### TASK BRIEF
Produce a word-for-word copy of the listing below without its pictures.

______

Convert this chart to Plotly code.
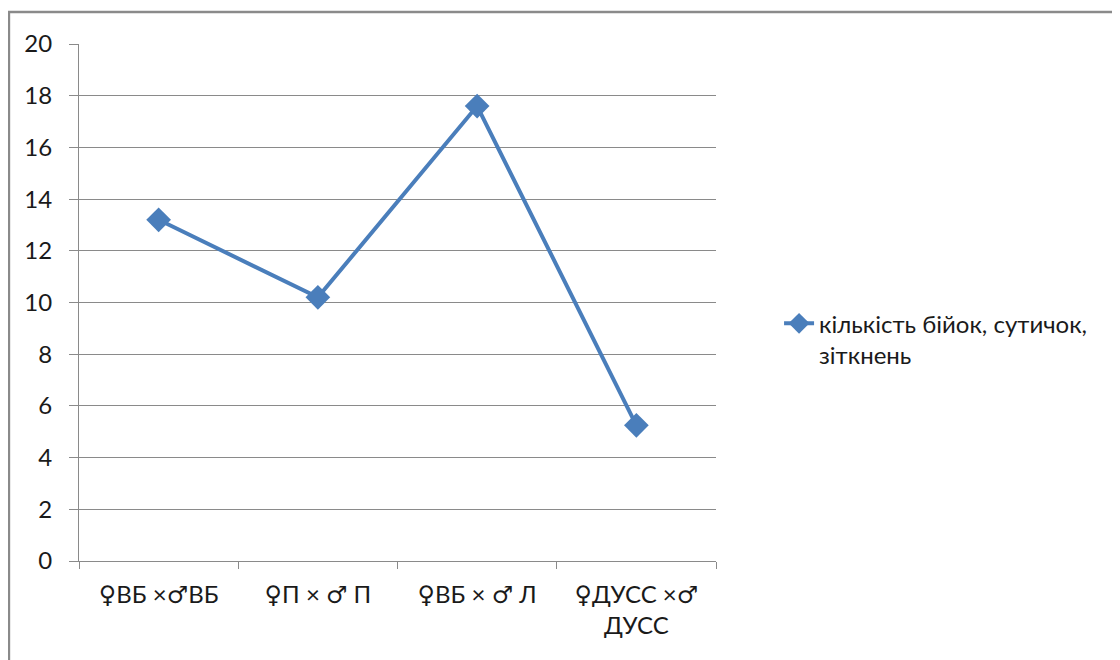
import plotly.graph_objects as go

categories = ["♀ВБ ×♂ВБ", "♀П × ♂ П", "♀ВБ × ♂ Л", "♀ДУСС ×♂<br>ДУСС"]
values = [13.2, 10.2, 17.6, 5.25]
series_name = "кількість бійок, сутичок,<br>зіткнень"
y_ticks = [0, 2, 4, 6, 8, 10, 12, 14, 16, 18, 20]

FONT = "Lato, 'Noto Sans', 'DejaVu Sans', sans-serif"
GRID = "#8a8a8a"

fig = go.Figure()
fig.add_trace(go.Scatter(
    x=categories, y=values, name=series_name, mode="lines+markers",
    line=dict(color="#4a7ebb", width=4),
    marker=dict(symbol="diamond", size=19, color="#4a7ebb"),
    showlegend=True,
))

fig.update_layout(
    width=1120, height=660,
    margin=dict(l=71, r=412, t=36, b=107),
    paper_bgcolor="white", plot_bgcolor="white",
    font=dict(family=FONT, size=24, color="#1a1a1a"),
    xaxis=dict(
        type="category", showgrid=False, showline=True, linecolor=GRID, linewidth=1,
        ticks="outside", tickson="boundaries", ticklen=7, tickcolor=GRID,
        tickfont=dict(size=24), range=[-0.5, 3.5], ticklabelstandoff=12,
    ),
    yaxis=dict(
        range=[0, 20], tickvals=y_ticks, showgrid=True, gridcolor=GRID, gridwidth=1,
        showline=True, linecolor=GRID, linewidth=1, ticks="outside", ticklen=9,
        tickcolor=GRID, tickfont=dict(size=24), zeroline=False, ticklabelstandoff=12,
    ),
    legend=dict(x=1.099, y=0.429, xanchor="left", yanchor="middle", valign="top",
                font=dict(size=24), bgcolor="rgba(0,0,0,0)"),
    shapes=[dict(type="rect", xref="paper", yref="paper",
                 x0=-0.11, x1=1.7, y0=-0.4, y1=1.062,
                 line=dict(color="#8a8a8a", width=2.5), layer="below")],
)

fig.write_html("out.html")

______

### TASK RESPONSE
Convert this chart to Plotly code.
import plotly.graph_objects as go

categories = ["♀ВБ ×♂ВБ", "♀П × ♂ П", "♀ВБ × ♂ Л", "♀ДУСС ×♂<br>ДУСС"]
values = [13.2, 10.2, 17.6, 5.25]
series_name = "кількість бійок, сутичок,<br>зіткнень"
y_ticks = [0, 2, 4, 6, 8, 10, 12, 14, 16, 18, 20]

FONT = "Lato, 'Noto Sans', 'DejaVu Sans', sans-serif"
GRID = "#8a8a8a"

fig = go.Figure()
fig.add_trace(go.Scatter(
    x=categories, y=values, name=series_name, mode="lines+markers",
    line=dict(color="#4a7ebb", width=4),
    marker=dict(symbol="diamond", size=19, color="#4a7ebb"),
    showlegend=True,
))

fig.update_layout(
    width=1120, height=660,
    margin=dict(l=71, r=412, t=36, b=107),
    paper_bgcolor="white", plot_bgcolor="white",
    font=dict(family=FONT, size=24, color="#1a1a1a"),
    xaxis=dict(
        type="category", showgrid=False, showline=True, linecolor=GRID, linewidth=1,
        ticks="outside", tickson="boundaries", ticklen=7, tickcolor=GRID,
        tickfont=dict(size=24), range=[-0.5, 3.5], ticklabelstandoff=12,
    ),
    yaxis=dict(
        range=[0, 20], tickvals=y_ticks, showgrid=True, gridcolor=GRID, gridwidth=1,
        showline=True, linecolor=GRID, linewidth=1, ticks="outside", ticklen=9,
        tickcolor=GRID, tickfont=dict(size=24), zeroline=False, ticklabelstandoff=12,
    ),
    legend=dict(x=1.099, y=0.429, xanchor="left", yanchor="middle", valign="top",
                font=dict(size=24), bgcolor="rgba(0,0,0,0)"),
    shapes=[dict(type="rect", xref="paper", yref="paper",
                 x0=-0.11, x1=1.7, y0=-0.4, y1=1.062,
                 line=dict(color="#8a8a8a", width=2.5), layer="below")],
)

fig.write_html("out.html")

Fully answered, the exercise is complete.